A Closer Look at the Posthumous Installation by Christo and Jeanne-Claude That Temporarily Obscured the Arc de Triomphe
Tens of thousands of yards of fabric temporarily obscured the Arc de Triomphe in Paris, a posthumous installation by Christo and Jeanne-Claude.
Christo and Jeanne-Claude met in Paris in 1958, and a few years later, Christo became fascinated with the iconic arch when he lived near the monument, which was designed in 1836 by Jean-François Chalgrin. Before his death in 2020, Christo requested that L’Arc de Triomphe, Wrapped be completed posthumously (Jeanne-Claude died in 2009); it was on view from September 18 to October 3, the streets around it closed to cars over the weekends to encourage pedestrian visitors. “I wanted to transform the arch, to turn it from an architectural object, an object of inspiration for artists, to an art object itself,” he said.
In 2019, Christo Vladimirov Javacheff stood with L’Arc de Triomphe, Wrapped (Project for Paris) Place de l’Etoile–Charles de Gaulle, which was among his works sold in a Sotheby’s auction to raise funds to carry out L’Arc de Triomphe, Wrapped, a Paris installation conceived by and completed as a tribute to him and his late wife, Jeanne-Claude Denat de Guillebon.
Just months before he passed away, Christo worked in his New York studio on concept drawings for the massive project, which draped the 148-by-164-foot stone monument in the equivalent of 6 acres of silver-blue recyclable polypropylene fabric and thousands of feet of red rope.
After engineering tests on wind conditions and material permeability and flammability, and a trial run on a 65-foot-high arch mock-up, the fabric was sewn into panels at Geo–Die Luftwerker, a German company that manufactures hot-air balloons.

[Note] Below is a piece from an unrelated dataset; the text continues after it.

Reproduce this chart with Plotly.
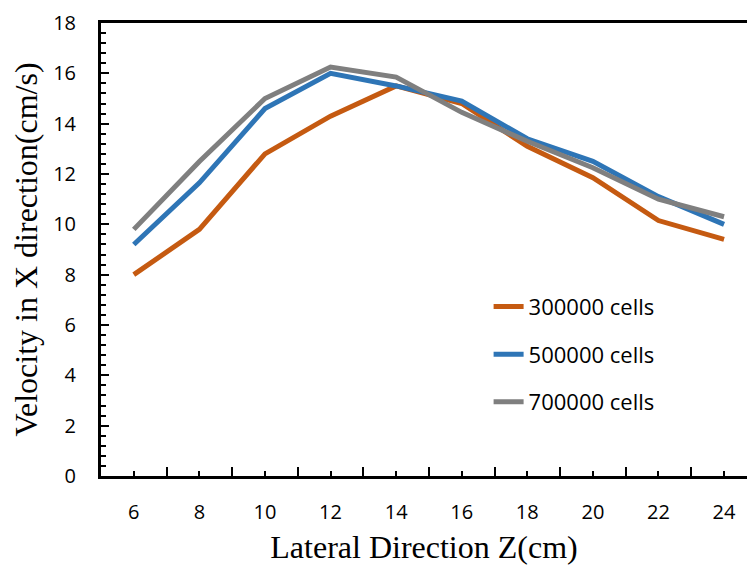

To protect the four relief sculptures at the base of the centuries-old monument, including La Paix de 1815 by Antoine Étex, workers on cherry pickers bolted steel cages into holes drilled into the stone.
They also belted rolled fabric to a counterweighted steel armature placed around the perimeter of the arch’s roof.
The rolls, most 26 feet wide, were unfurled as climbers descended simultaneously to guide the fabric into place.
Utilizing technical information gleaned from the engineering tests, mock-up, and Christo and Jeanne-Claude’s 1995 installation Wrapped Reichstag, the climbers installed the polypropylene rope to contour the draping specific to the artists’ vision.